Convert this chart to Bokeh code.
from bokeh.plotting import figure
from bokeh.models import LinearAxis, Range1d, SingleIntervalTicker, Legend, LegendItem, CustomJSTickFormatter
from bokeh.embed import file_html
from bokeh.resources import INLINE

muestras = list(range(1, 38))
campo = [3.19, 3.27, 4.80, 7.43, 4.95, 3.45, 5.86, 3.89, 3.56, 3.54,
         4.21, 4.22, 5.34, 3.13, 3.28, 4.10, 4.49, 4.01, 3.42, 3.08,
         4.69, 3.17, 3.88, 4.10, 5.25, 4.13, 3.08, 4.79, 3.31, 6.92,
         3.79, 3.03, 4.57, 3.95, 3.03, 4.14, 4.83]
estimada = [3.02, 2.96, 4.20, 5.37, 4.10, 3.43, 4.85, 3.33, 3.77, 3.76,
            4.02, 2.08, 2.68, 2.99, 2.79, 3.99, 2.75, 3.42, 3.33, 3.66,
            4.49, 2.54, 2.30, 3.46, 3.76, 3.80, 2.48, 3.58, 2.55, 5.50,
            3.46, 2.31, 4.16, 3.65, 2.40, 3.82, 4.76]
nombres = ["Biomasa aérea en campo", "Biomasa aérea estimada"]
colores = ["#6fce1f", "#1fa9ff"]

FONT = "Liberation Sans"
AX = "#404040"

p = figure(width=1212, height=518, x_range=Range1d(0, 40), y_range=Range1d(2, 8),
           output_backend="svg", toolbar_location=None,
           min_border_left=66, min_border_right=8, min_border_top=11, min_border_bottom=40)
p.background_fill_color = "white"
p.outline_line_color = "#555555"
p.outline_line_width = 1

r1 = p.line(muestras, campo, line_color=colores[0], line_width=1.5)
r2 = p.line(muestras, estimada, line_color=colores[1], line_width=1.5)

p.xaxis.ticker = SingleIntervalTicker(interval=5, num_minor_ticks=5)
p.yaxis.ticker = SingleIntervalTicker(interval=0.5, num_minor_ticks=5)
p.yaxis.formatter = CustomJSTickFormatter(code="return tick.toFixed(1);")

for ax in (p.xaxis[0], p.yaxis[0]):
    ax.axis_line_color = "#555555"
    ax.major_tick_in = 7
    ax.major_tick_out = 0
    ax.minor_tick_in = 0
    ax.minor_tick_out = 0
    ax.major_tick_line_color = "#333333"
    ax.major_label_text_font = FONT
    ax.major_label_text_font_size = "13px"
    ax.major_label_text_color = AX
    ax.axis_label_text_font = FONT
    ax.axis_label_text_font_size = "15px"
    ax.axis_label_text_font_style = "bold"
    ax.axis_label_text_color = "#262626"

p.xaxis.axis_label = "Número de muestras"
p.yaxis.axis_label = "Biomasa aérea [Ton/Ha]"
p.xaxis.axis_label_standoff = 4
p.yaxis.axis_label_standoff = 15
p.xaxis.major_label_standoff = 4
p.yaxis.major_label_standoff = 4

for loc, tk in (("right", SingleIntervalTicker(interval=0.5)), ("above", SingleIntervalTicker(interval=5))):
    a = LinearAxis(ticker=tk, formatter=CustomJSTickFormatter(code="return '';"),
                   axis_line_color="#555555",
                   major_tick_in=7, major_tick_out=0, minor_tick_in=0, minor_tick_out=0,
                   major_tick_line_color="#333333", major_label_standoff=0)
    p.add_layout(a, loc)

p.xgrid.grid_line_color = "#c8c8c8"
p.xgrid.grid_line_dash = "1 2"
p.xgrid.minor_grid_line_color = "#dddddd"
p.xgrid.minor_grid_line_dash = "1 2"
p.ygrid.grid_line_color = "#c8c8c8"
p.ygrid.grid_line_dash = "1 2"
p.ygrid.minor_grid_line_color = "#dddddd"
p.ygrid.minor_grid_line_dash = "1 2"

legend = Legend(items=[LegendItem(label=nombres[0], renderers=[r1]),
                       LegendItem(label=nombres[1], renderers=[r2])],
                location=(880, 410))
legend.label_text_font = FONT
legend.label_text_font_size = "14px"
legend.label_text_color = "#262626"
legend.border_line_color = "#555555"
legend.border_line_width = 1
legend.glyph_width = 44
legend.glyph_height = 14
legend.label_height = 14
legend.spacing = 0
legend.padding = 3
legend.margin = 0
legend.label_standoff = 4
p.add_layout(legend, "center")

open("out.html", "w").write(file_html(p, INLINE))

*****

» Stated problem: Can you write out the lines above, from the first one through the one containing "from bokeh.resources import INLINE", exactly as they appear and nothing more?

» Solution for this exercise:
Convert this chart to Bokeh code.
from bokeh.plotting import figure
from bokeh.models import LinearAxis, Range1d, SingleIntervalTicker, Legend, LegendItem, CustomJSTickFormatter
from bokeh.embed import file_html
from bokeh.resources import INLINE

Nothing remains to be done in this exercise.